Asya AlJabri’s first steps toward app building started with dyslexia: not her own, but her 9-year-old cousin’s. AlJabri was trying to teach him the alphabet, but he wasn’t learning, and she kept scolding him for not paying attention. “I won’t forget what he said,” recalls the 22-year-old computer science student from Muscat, Oman. He really was trying, her cousin pleaded. He just couldn’t understand why everything felt so hard to grasp. His speech moved her to tears—and to action. She took her cousin to get tested for dyslexia and then started thinking about how she herself could help.
THE GULF STATES ARE “THE ONLY PLACE IN THE WORLD I KNOW OF WHERE WOMEN OUTPERFORM MEN” IN SCIENCE AND TECH, SAYS COLEMAN, AUTHOR OF AN UPCOMING BOOK ON THE MIDDLE EAST.

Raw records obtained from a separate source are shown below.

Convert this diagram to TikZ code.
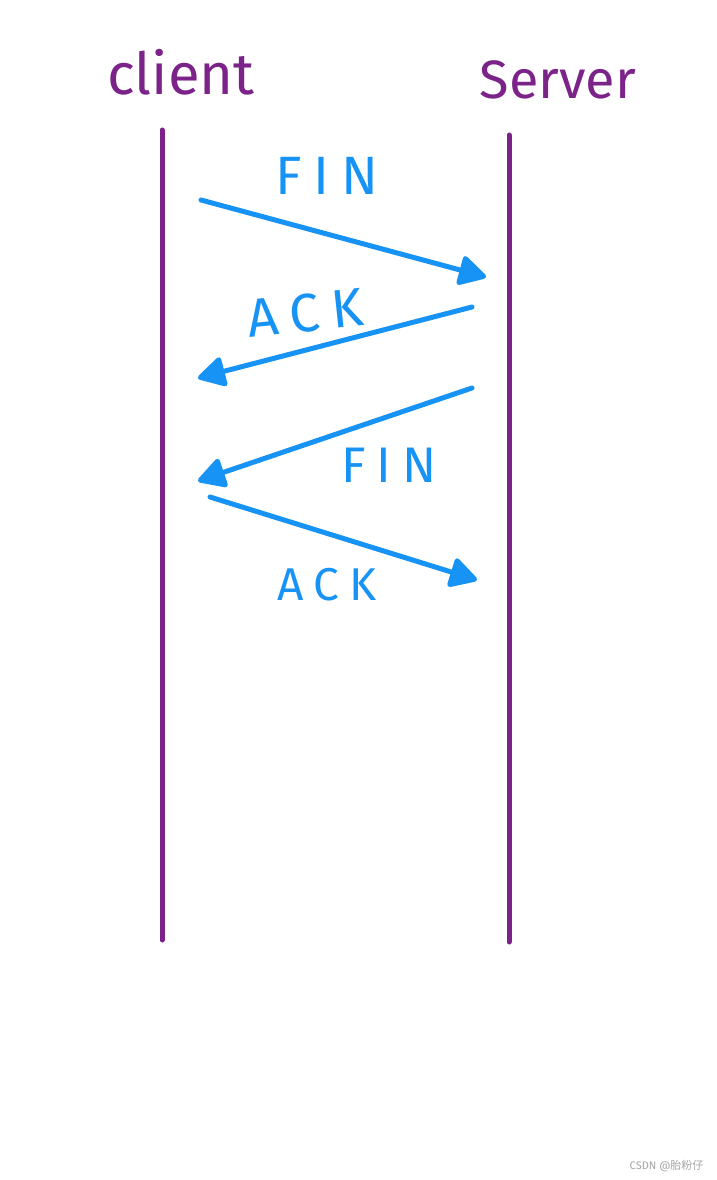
\documentclass[tikz,border=0pt]{standalone}
\usepackage{fontspec}
\setmainfont{Fira Sans}
\newfontfamily\cjk{Noto Sans CJK SC}
\newfontfamily\wide[LetterSpace=22]{Fira Sans}
\usepackage{tikz}
\usetikzlibrary{positioning,arrows.meta}
\usepackage{xcolor}
\definecolor{lifepurple}{HTML}{7B2388}
\definecolor{msgblue}{HTML}{1793F5}

\begin{document}
\begin{tikzpicture}[x=1pt,y=-1pt,
  lifeline/.style={draw=lifepurple,line width=5pt,line cap=round},
  msg/.style={draw=msgblue,line width=5pt,line cap=round,
    -{Triangle[length=30pt,width=32pt,round]}},
  msglabel/.style={text=msgblue,font=\wide\fontsize{54}{58}\selectfont},
  role/.style={text=lifepurple,font=\fontsize{58}{62}\selectfont}]
\useasboundingbox (0,0) rectangle (717,1180);
% the two parties
\node[role] (client) at (181,72) {client};
\node[role,font=\fontsize{54}{58}\selectfont] (server) at (558,80) {Server};
\coordinate (ctop) at (162,130);
\coordinate (cbot) at (162,940);
\coordinate (stop) at (509,135);
\coordinate (sbot) at (509,942);
\draw[lifeline] (ctop) -- (cbot);
\draw[lifeline] (stop) -- (sbot);
% message end points
\coordinate (fin1a) at (201,200);
\coordinate (fin1b) at (486,277);
\coordinate (ack1a) at (472,307);
\coordinate (ack1b) at (198,378);
\coordinate (fin2a) at (472,388);
\coordinate (fin2b) at (198,481);
\coordinate (ack2a) at (210,497);
\coordinate (ack2b) at (477,580);
\draw[msg] (fin1a) -- (fin1b);
\draw[msg] (ack1a) -- (ack1b);
\draw[msg] (fin2a) -- (fin2b);
\draw[msg] (ack2a) -- (ack2b);
% labels
\node[msglabel] (finlab1) at (327,176) {FIN};
\node[msglabel,rotate=6] (acklab1) at (305,313) {ACK};
\node[msglabel,font=\wide\fontsize{50}{54}\selectfont] (finlab2) at (389,465) {FIN};
\node[msglabel,font=\wide\fontsize{46}{50}\selectfont] (acklab2) at (327,585) {ACK};
% watermark
\node[text=gray!70,font=\fontsize{11}{13}\selectfont,anchor=east] (mark) at (707,1166) {CSDN @{\cjk 胎粉仔}};
\end{tikzpicture}
\end{document}
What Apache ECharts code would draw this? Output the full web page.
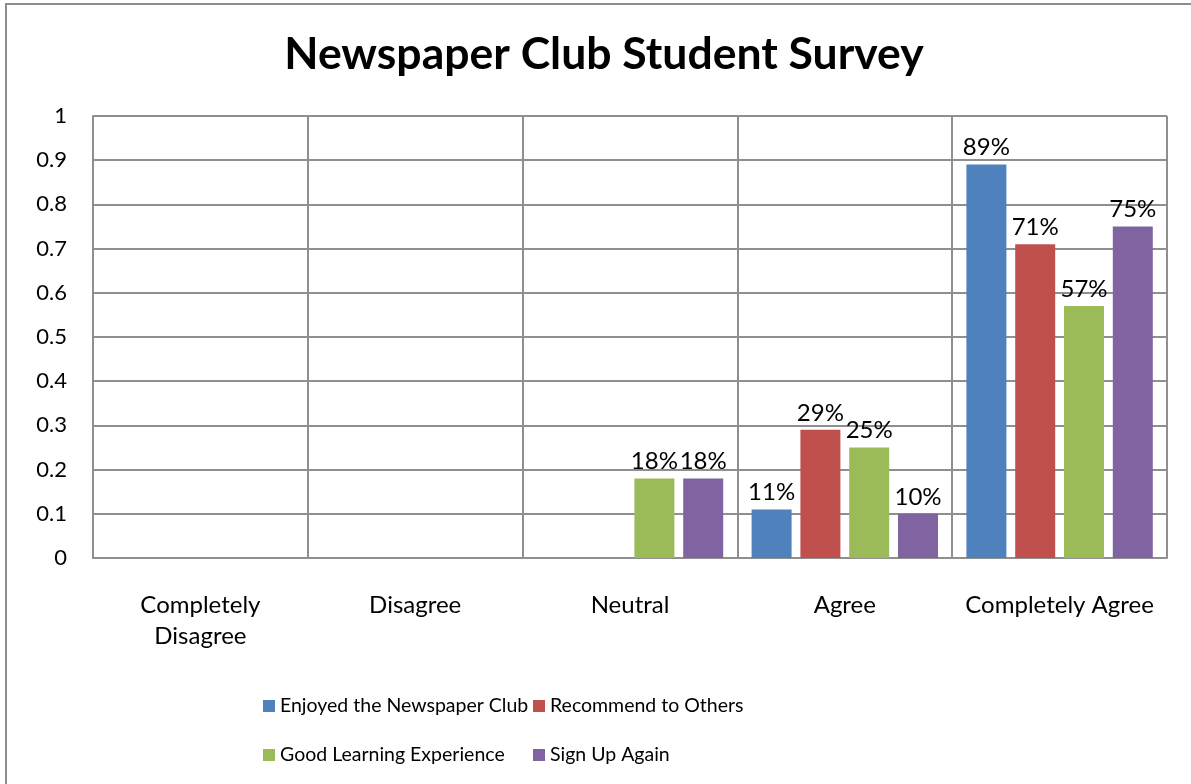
<!DOCTYPE html>
<html>
<head>
<meta charset="utf-8">
<script src="https://cdn.jsdelivr.net/npm/echarts@6/dist/echarts.min.js"></script>
<style>
  html, body { margin: 0; padding: 0; background: #ffffff; }
  #chart { width: 1191px; height: 784px; }
</style>
</head>
<body>
<div id="chart"></div>
<script>
// Survey answers per category, as shares of respondents
const categories = ['Completely Disagree', 'Disagree', 'Neutral', 'Agree', 'Completely Agree'];
const enjoyedClub = [0, 0, 0, 0.11, 0.89];
const recommendOthers = [0, 0, 0, 0.29, 0.71];
const goodLearning = [0, 0, 0.18, 0.25, 0.57];
const signUpAgain = [0, 0, 0.18, 0.10, 0.75];
const seriesNames = ['Enjoyed the Newspaper Club', 'Recommend to Others', 'Good Learning Experience', 'Sign Up Again'];
const yTicks = [0, 0.1, 0.2, 0.3, 0.4, 0.5, 0.6, 0.7, 0.8, 0.9, 1];

const FONT = 'Lato';
const colors = ['#4F81BD', '#C0504D', '#9BBB59', '#8064A2'];
const gridColor = '#8f8f8f';

const chart = echarts.init(document.getElementById('chart'));

function barSeries(name, values, color) {
  return {
    name: name,
    type: 'bar',
    data: values,
    barWidth: 40,
    barGap: '22%',
    itemStyle: { color: color },
    label: {
      show: true,
      position: 'top',
      distance: 5,
      fontFamily: FONT,
      fontSize: 24,
      color: '#000',
      formatter: p => (p.value ? Math.round(p.value * 100) + '%' : '')
    }
  };
}

const legendText = { fontFamily: FONT, fontSize: 19.5, color: '#000', lineHeight: 26 };

chart.setOption({
  backgroundColor: '#ffffff',
  animation: false,
  color: colors,
  title: {
    text: 'Newspaper Club Student Survey',
    left: 599,
    textAlign: 'center',
    top: 27,
    textStyle: { fontFamily: FONT, fontWeight: 'bold', fontSize: 44.5, color: '#000' }
  },
  graphic: [{
    type: 'rect',
    shape: { x: 6, y: 4, width: 1300, height: 900 },
    style: { fill: 'none', stroke: '#8c8c8c', lineWidth: 2 },
    silent: true,
    z: -1
  }],
  legend: [{
    data: [seriesNames[0], seriesNames[2]],
    orient: 'vertical',
    left: 258,
    top: 688,
    icon: 'rect',
    itemWidth: 12,
    itemHeight: 12,
    itemGap: 23,
    textStyle: legendText
  }, {
    data: [seriesNames[1], seriesNames[3]],
    orient: 'vertical',
    left: 528,
    top: 688,
    icon: 'rect',
    itemWidth: 12,
    itemHeight: 12,
    itemGap: 23,
    textStyle: legendText
  }],
  grid: { left: 93, top: 116, width: 1074, height: 442, containLabel: false },
  xAxis: {
    type: 'category',
    data: categories,
    axisLine: { show: true, lineStyle: { color: gridColor, width: 2 } },
    axisTick: { show: false },
    splitLine: { show: true, lineStyle: { color: gridColor, width: 2 } },
    axisLabel: {
      fontFamily: FONT,
      fontSize: 24,
      color: '#000',
      lineHeight: 31,
      margin: 32,
      interval: 0,
      formatter: v => (v.length > 17 ? v.replace(' ', '\n') : v)
    }
  },
  yAxis: {
    type: 'value',
    min: 0,
    max: 1,
    interval: 0.1,
    axisLine: { show: true, lineStyle: { color: gridColor, width: 2 } },
    axisTick: { show: false },
    splitLine: { show: true, lineStyle: { color: gridColor, width: 2 } },
    axisLabel: {
      fontFamily: FONT,
      fontSize: 22,
      color: '#000',
      margin: 26,
      formatter: v => {
        const t = yTicks.find(k => Math.abs(k - v) < 1e-9);
        return String(t !== undefined ? t : v);
      }
    }
  },
  series: [
    barSeries(seriesNames[0], enjoyedClub, colors[0]),
    barSeries(seriesNames[1], recommendOthers, colors[1]),
    barSeries(seriesNames[2], goodLearning, colors[2]),
    barSeries(seriesNames[3], signUpAgain, colors[3])
  ]
});
</script>
</body>
</html>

AlJabri rounded up two of her fellow students and together they created an app called ReadX, which helps dyslexic children learn and lets parents keep track of their progress. The app was good enough to win a national Imagine Cup, a Microsoft-sponsored student competition; that earned AlJabri and her friends—Marwa AlHabsi and Safa Almukhaini, both 22—a spot representing Oman in the international Imagine Cup, July 8 to July 11 in St. Petersburg, Russia.